Return the full listing exactly as it is written.

● Data shown
——————————
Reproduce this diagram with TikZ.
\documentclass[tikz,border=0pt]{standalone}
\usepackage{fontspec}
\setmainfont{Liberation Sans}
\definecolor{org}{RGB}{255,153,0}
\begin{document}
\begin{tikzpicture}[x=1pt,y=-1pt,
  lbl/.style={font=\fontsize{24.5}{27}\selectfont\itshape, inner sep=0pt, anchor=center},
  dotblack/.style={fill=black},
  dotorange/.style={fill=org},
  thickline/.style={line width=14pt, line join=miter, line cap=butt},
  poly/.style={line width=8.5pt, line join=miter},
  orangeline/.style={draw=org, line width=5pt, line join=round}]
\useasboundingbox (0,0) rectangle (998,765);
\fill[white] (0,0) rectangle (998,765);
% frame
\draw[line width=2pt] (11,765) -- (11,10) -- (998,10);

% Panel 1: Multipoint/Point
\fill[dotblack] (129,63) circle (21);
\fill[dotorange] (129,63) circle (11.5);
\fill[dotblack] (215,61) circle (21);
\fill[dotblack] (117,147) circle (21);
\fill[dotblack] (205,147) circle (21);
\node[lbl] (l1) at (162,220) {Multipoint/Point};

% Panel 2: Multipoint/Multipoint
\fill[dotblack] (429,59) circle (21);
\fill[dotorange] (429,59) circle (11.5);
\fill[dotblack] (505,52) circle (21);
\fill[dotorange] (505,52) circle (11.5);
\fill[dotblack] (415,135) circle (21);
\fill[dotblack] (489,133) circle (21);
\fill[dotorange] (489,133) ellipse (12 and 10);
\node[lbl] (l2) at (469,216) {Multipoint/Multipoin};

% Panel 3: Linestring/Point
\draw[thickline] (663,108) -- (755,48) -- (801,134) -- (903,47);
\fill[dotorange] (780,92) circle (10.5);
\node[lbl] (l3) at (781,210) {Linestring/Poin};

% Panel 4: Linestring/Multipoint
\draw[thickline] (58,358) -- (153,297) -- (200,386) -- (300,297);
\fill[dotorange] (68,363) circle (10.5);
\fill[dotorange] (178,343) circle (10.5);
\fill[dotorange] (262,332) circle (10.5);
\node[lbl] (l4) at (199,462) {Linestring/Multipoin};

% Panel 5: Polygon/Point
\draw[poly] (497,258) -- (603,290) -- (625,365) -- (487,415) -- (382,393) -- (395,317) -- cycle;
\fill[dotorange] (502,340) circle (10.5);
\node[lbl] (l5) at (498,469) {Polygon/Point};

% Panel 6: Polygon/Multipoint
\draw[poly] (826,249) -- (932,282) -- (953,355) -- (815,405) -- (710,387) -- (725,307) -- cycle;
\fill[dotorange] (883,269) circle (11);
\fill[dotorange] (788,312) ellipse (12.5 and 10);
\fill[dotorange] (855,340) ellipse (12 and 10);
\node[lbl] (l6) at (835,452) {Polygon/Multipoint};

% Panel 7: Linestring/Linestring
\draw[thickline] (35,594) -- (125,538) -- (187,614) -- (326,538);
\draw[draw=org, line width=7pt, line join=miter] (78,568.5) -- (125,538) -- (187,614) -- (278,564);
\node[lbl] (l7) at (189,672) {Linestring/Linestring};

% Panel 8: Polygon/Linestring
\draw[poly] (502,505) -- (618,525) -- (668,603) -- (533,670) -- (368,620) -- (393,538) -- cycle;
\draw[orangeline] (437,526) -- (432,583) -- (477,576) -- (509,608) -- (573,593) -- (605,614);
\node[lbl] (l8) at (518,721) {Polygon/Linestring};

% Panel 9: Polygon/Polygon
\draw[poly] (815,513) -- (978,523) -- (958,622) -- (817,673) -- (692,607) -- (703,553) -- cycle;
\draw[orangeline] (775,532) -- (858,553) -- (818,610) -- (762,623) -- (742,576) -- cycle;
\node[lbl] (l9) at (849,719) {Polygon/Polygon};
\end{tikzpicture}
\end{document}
——————————
● Finished answer
Reproduce this diagram with TikZ.
\documentclass[tikz,border=0pt]{standalone}
\usepackage{fontspec}
\setmainfont{Liberation Sans}
\definecolor{org}{RGB}{255,153,0}
\begin{document}
\begin{tikzpicture}[x=1pt,y=-1pt,
  lbl/.style={font=\fontsize{24.5}{27}\selectfont\itshape, inner sep=0pt, anchor=center},
  dotblack/.style={fill=black},
  dotorange/.style={fill=org},
  thickline/.style={line width=14pt, line join=miter, line cap=butt},
  poly/.style={line width=8.5pt, line join=miter},
  orangeline/.style={draw=org, line width=5pt, line join=round}]
\useasboundingbox (0,0) rectangle (998,765);
\fill[white] (0,0) rectangle (998,765);
% frame
\draw[line width=2pt] (11,765) -- (11,10) -- (998,10);

% Panel 1: Multipoint/Point
\fill[dotblack] (129,63) circle (21);
\fill[dotorange] (129,63) circle (11.5);
\fill[dotblack] (215,61) circle (21);
\fill[dotblack] (117,147) circle (21);
\fill[dotblack] (205,147) circle (21);
\node[lbl] (l1) at (162,220) {Multipoint/Point};

% Panel 2: Multipoint/Multipoint
\fill[dotblack] (429,59) circle (21);
\fill[dotorange] (429,59) circle (11.5);
\fill[dotblack] (505,52) circle (21);
\fill[dotorange] (505,52) circle (11.5);
\fill[dotblack] (415,135) circle (21);
\fill[dotblack] (489,133) circle (21);
\fill[dotorange] (489,133) ellipse (12 and 10);
\node[lbl] (l2) at (469,216) {Multipoint/Multipoin};

% Panel 3: Linestring/Point
\draw[thickline] (663,108) -- (755,48) -- (801,134) -- (903,47);
\fill[dotorange] (780,92) circle (10.5);
\node[lbl] (l3) at (781,210) {Linestring/Poin};

% Panel 4: Linestring/Multipoint
\draw[thickline] (58,358) -- (153,297) -- (200,386) -- (300,297);
\fill[dotorange] (68,363) circle (10.5);
\fill[dotorange] (178,343) circle (10.5);
\fill[dotorange] (262,332) circle (10.5);
\node[lbl] (l4) at (199,462) {Linestring/Multipoin};

% Panel 5: Polygon/Point
\draw[poly] (497,258) -- (603,290) -- (625,365) -- (487,415) -- (382,393) -- (395,317) -- cycle;
\fill[dotorange] (502,340) circle (10.5);
\node[lbl] (l5) at (498,469) {Polygon/Point};

% Panel 6: Polygon/Multipoint
\draw[poly] (826,249) -- (932,282) -- (953,355) -- (815,405) -- (710,387) -- (725,307) -- cycle;
\fill[dotorange] (883,269) circle (11);
\fill[dotorange] (788,312) ellipse (12.5 and 10);
\fill[dotorange] (855,340) ellipse (12 and 10);
\node[lbl] (l6) at (835,452) {Polygon/Multipoint};

% Panel 7: Linestring/Linestring
\draw[thickline] (35,594) -- (125,538) -- (187,614) -- (326,538);
\draw[draw=org, line width=7pt, line join=miter] (78,568.5) -- (125,538) -- (187,614) -- (278,564);
\node[lbl] (l7) at (189,672) {Linestring/Linestring};

% Panel 8: Polygon/Linestring
\draw[poly] (502,505) -- (618,525) -- (668,603) -- (533,670) -- (368,620) -- (393,538) -- cycle;
\draw[orangeline] (437,526) -- (432,583) -- (477,576) -- (509,608) -- (573,593) -- (605,614);
\node[lbl] (l8) at (518,721) {Polygon/Linestring};

% Panel 9: Polygon/Polygon
\draw[poly] (815,513) -- (978,523) -- (958,622) -- (817,673) -- (692,607) -- (703,553) -- cycle;
\draw[orangeline] (775,532) -- (858,553) -- (818,610) -- (762,623) -- (742,576) -- cycle;
\node[lbl] (l9) at (849,719) {Polygon/Polygon};
\end{tikzpicture}
\end{document}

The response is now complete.